Exercise brief: Among the records that follow, set down only the lines from the one containing "Reproduce this chart" to the one containing "Line, XAxis, YAxis", both included, exactly.

Data to process:

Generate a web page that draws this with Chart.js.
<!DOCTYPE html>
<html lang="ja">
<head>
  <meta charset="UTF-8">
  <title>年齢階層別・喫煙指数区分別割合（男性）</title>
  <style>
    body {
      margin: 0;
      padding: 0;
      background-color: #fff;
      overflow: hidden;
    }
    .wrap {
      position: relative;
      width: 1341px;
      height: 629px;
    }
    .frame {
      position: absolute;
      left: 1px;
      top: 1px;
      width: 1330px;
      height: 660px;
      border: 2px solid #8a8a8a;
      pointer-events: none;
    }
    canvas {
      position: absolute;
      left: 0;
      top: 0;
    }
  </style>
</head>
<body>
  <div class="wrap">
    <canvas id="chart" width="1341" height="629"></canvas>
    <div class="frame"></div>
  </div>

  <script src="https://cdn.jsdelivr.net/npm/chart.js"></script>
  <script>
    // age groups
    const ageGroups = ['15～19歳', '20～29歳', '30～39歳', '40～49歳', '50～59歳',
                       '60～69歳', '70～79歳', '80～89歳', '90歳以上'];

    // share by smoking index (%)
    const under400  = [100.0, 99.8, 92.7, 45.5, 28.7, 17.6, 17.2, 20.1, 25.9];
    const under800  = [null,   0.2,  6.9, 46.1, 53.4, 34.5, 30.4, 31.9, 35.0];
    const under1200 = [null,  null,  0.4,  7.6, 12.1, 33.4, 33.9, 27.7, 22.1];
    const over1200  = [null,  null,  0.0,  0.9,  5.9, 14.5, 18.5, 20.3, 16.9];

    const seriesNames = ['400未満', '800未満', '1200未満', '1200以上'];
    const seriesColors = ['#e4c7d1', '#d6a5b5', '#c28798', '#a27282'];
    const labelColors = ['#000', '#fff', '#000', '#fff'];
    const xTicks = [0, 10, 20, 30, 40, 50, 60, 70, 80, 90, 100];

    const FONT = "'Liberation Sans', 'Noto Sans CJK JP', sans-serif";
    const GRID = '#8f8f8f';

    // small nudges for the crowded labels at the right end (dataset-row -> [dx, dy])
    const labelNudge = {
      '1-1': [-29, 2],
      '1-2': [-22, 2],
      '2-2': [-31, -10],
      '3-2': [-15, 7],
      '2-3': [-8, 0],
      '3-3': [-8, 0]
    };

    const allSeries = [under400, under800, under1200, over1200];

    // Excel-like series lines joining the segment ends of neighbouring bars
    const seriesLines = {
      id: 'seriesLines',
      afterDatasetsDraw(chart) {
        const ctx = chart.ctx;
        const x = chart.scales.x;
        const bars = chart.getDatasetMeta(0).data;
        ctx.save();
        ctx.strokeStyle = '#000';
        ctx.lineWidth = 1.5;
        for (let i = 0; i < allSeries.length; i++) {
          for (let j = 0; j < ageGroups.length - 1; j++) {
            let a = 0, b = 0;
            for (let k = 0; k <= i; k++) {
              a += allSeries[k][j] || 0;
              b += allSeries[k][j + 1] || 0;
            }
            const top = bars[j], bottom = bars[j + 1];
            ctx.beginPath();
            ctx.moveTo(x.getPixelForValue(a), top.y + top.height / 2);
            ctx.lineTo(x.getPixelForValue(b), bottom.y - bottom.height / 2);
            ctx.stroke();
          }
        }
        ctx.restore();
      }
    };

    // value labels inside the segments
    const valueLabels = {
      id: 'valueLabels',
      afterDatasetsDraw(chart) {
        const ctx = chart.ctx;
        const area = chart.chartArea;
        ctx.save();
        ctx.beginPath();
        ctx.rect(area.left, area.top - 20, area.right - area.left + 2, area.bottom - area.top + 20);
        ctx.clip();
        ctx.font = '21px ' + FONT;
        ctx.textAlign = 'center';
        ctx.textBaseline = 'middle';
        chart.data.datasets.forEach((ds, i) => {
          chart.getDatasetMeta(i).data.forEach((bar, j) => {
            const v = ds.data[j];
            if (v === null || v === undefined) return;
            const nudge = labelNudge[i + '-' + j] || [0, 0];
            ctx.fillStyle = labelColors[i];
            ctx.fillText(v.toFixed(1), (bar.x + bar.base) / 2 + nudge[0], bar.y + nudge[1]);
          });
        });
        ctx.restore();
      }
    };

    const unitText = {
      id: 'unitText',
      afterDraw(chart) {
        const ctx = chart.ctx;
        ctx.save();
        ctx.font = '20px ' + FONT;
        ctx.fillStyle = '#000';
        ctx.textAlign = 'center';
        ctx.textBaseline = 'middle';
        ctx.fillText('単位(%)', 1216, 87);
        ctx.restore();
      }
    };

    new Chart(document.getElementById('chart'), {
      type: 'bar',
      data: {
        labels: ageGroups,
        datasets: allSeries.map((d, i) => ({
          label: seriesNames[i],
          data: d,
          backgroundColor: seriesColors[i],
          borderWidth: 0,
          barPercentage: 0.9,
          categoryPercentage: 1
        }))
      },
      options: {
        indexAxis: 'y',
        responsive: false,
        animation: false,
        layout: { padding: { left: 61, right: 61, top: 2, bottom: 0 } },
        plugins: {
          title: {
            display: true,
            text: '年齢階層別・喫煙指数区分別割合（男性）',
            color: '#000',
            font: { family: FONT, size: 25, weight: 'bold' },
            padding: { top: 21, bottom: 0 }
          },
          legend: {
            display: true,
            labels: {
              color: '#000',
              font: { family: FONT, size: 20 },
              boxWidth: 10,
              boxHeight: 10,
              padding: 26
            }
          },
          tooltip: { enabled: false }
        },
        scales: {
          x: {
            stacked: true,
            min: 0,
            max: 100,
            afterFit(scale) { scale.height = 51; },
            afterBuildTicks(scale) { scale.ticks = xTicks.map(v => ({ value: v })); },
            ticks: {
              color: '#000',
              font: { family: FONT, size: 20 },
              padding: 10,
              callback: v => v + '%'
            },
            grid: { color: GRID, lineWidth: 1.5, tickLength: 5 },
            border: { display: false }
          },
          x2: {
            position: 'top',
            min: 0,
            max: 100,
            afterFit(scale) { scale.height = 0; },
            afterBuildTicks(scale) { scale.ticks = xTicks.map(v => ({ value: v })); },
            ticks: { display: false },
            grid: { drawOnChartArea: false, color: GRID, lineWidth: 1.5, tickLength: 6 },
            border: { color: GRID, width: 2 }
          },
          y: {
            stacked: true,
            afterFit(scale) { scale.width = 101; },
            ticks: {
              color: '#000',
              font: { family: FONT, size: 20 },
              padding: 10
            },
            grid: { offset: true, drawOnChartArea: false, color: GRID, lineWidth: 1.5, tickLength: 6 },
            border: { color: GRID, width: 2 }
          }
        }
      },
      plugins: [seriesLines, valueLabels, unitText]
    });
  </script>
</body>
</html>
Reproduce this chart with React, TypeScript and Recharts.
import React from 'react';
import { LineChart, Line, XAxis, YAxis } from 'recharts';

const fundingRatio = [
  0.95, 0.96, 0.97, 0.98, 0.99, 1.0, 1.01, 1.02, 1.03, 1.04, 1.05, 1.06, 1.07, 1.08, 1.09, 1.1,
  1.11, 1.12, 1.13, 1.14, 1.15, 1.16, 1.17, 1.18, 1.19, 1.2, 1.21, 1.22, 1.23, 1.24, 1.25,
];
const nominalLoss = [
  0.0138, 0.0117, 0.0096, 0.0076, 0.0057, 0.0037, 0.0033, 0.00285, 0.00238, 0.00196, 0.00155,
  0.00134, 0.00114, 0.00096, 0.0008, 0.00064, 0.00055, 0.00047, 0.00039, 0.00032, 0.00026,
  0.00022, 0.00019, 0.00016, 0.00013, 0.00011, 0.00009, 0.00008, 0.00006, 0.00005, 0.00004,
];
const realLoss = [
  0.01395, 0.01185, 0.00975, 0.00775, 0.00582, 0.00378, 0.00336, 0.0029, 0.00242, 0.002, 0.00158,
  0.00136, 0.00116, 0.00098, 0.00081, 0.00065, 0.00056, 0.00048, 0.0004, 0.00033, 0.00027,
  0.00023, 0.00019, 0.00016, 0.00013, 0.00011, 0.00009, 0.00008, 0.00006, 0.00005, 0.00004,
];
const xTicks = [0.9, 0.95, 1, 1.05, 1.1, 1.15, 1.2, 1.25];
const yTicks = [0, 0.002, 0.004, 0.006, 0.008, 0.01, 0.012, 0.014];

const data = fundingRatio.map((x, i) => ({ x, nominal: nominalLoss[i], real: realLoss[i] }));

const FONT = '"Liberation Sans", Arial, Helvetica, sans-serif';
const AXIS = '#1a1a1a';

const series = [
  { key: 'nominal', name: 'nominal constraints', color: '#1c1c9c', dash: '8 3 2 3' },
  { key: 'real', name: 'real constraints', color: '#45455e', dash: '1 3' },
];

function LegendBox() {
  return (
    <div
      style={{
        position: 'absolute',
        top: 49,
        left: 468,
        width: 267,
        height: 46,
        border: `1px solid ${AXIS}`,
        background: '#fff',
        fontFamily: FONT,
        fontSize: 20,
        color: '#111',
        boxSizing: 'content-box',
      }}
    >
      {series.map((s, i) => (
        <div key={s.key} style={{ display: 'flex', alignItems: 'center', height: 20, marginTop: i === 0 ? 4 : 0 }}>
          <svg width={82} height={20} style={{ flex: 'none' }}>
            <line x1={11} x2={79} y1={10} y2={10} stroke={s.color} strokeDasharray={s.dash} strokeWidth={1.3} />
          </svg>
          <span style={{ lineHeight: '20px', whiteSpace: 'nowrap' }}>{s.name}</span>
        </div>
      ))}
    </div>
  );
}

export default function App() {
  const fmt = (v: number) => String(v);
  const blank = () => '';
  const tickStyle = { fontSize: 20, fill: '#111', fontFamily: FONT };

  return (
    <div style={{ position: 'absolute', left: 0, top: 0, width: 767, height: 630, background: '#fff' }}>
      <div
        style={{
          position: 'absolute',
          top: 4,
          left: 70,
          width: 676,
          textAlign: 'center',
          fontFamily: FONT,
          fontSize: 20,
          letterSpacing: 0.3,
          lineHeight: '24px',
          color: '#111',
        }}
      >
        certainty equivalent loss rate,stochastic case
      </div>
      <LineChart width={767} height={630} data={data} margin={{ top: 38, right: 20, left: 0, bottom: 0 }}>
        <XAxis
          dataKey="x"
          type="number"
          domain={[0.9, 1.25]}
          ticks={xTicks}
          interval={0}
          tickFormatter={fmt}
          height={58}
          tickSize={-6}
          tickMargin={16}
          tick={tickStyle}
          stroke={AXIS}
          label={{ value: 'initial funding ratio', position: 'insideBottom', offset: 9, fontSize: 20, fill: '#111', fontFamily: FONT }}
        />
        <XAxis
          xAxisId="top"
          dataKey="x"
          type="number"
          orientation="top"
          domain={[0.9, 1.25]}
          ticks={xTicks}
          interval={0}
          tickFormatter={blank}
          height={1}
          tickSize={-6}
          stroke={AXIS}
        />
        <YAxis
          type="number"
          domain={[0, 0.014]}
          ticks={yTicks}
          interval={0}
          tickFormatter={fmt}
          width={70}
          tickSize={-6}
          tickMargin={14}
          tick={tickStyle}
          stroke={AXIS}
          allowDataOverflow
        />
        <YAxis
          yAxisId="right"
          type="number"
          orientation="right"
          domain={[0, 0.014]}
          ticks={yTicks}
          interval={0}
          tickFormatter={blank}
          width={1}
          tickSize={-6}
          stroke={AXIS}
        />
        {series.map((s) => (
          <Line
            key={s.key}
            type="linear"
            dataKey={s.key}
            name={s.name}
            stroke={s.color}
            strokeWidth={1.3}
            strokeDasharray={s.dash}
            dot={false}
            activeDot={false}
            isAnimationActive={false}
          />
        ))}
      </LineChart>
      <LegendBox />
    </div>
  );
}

Output:
Reproduce this chart with React, TypeScript and Recharts.
import React from 'react';
import { LineChart, Line, XAxis, YAxis } from 'recharts';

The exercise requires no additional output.